- Written instruction:
Give back the full listing, character for character, with no pictures.

- Source data:
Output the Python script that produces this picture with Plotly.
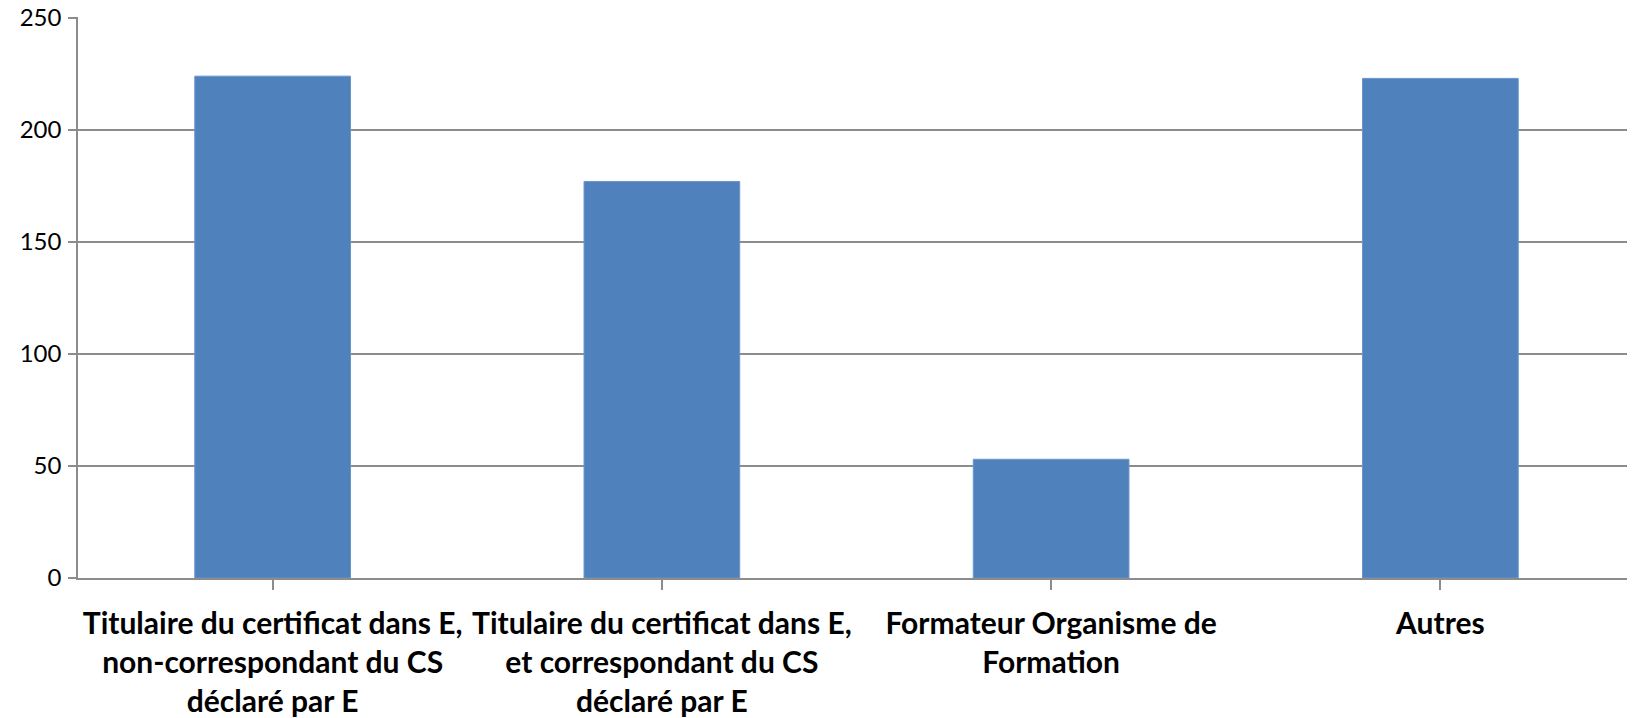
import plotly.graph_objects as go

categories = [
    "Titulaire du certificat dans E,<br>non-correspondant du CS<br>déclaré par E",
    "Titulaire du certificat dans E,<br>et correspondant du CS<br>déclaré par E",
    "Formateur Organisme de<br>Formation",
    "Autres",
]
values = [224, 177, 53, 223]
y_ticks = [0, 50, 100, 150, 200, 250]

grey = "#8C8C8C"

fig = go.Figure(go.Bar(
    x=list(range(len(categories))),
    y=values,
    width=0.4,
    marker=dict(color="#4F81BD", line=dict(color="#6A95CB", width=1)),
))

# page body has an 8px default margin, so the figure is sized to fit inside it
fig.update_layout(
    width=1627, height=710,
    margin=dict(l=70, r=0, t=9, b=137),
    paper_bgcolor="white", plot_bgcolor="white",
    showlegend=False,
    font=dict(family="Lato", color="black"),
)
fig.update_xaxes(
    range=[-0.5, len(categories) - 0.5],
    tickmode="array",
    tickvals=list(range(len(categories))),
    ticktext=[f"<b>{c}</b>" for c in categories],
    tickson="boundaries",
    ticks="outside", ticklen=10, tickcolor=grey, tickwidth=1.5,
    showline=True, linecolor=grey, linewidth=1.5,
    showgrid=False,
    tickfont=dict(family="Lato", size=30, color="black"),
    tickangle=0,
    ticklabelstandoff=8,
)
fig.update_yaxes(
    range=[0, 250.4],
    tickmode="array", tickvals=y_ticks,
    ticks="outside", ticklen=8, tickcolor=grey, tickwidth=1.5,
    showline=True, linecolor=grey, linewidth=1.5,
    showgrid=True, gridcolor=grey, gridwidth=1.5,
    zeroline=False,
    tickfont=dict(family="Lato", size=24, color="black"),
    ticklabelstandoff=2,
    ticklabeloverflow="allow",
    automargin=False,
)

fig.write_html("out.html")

- Solution to the exercise:
Output the Python script that produces this picture with Plotly.
import plotly.graph_objects as go

categories = [
    "Titulaire du certificat dans E,<br>non-correspondant du CS<br>déclaré par E",
    "Titulaire du certificat dans E,<br>et correspondant du CS<br>déclaré par E",
    "Formateur Organisme de<br>Formation",
    "Autres",
]
values = [224, 177, 53, 223]
y_ticks = [0, 50, 100, 150, 200, 250]

grey = "#8C8C8C"

fig = go.Figure(go.Bar(
    x=list(range(len(categories))),
    y=values,
    width=0.4,
    marker=dict(color="#4F81BD", line=dict(color="#6A95CB", width=1)),
))

# page body has an 8px default margin, so the figure is sized to fit inside it
fig.update_layout(
    width=1627, height=710,
    margin=dict(l=70, r=0, t=9, b=137),
    paper_bgcolor="white", plot_bgcolor="white",
    showlegend=False,
    font=dict(family="Lato", color="black"),
)
fig.update_xaxes(
    range=[-0.5, len(categories) - 0.5],
    tickmode="array",
    tickvals=list(range(len(categories))),
    ticktext=[f"<b>{c}</b>" for c in categories],
    tickson="boundaries",
    ticks="outside", ticklen=10, tickcolor=grey, tickwidth=1.5,
    showline=True, linecolor=grey, linewidth=1.5,
    showgrid=False,
    tickfont=dict(family="Lato", size=30, color="black"),
    tickangle=0,
    ticklabelstandoff=8,
)
fig.update_yaxes(
    range=[0, 250.4],
    tickmode="array", tickvals=y_ticks,
    ticks="outside", ticklen=8, tickcolor=grey, tickwidth=1.5,
    showline=True, linecolor=grey, linewidth=1.5,
    showgrid=True, gridcolor=grey, gridwidth=1.5,
    zeroline=False,
    tickfont=dict(family="Lato", size=24, color="black"),
    ticklabelstandoff=2,
    ticklabeloverflow="allow",
    automargin=False,
)

fig.write_html("out.html")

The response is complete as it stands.